Organisations face a deluge of daily threats today that a decade ago would have seemed almost unthinkable in volume and variety. While attack techniques continue to evolve, experts largely agree that the most pragmatic approach in SecOps is to assume you already have or will inevitably be breached, and to focus on responding as quickly as possible to mitigate that inherent risk. Fortunately, open source tools exist to enhance SIEM and make sense of the huge volumes of enterprise data that threaten to overwhelm IT security teams.

 

Enterprises under fire

An attacker's ROI is much higher for a corporate attack, as it is likely to generate far greater revenue. There's also a wider attack surface to probe, given that most firms only protect their most critical assets and do the bare minimum to comply with regulations.

Attackers are also more familiar with the infrastructure, software, and tools used by enterprises; they know precisely where common security gaps lie.

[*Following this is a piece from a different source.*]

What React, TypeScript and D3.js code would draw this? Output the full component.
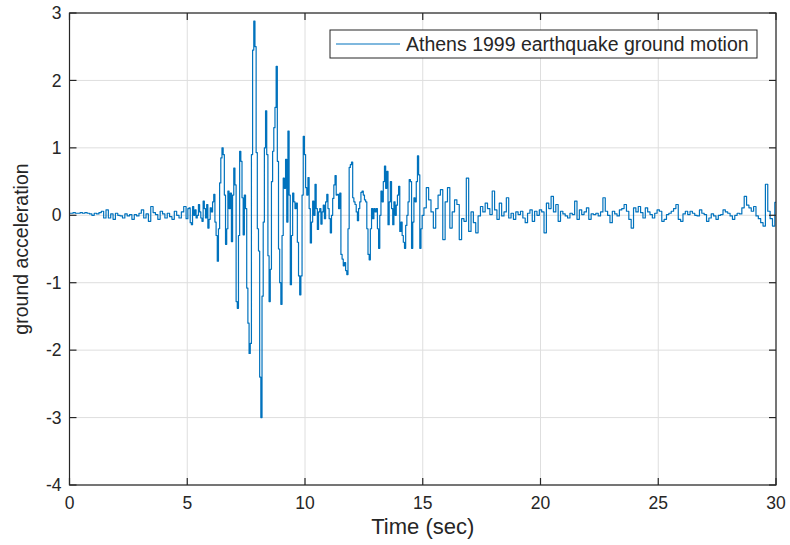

An incorrectly configured Amazon Web Services account could bring down an entire organisation.

 

A post-perimeter mindset

These challenges are compounded by the fact that many organisations are still rooted in past practices, with security teams focused on defending the perimeter. This means many new cloud services are brought online without the necessary controls in place. But it also means that not enough attention is being paid to potentially suspicious activity inside the corporate firewall.

The truth is that a determined attacker will always be able to get past your defences. The key is proactively hunting them down to minimise the time they have inside your network.

 

Giving SIEM a hand

On paper, SIEM solutions offer a decent way forward — centralising and aggregating alerts and data from disparate systems. The problem is that data volumes today are many orders of magnitude greater than these platforms were designed to handle. Even then, they may not cover a broad enough range of data sources to drive sufficient insight into the threat landscape.

The answer lies with open source search tools that can be added as extra analytical layers on atop existing SIEM platforms. In this way, these tools import all the data from your SIEM solution and supplement it with new datasets to drive broader insight. These new datasets might come from new security applications, endpoint logs, and the growing number of IoT and OT systems proliferating in modern organisations.

The value of search here is in analysing structured and unstructured data: everything from legacy logs (which may never have been structured for external use) to unstructured text such as powershell transcripts. A crucial ingredient is machine learning. Intelligent algorithms empower overstretched security teams by automating anomaly detection within datasets. Machine learning solutions enable teams to baseline normal behaviour and then train the system to search for specific anomalies and patterns that might represent an attack.

There's still plenty of work to do, but with open source search augmenting existing SIEM investments, effective incident detection and response is within reach for most organisations.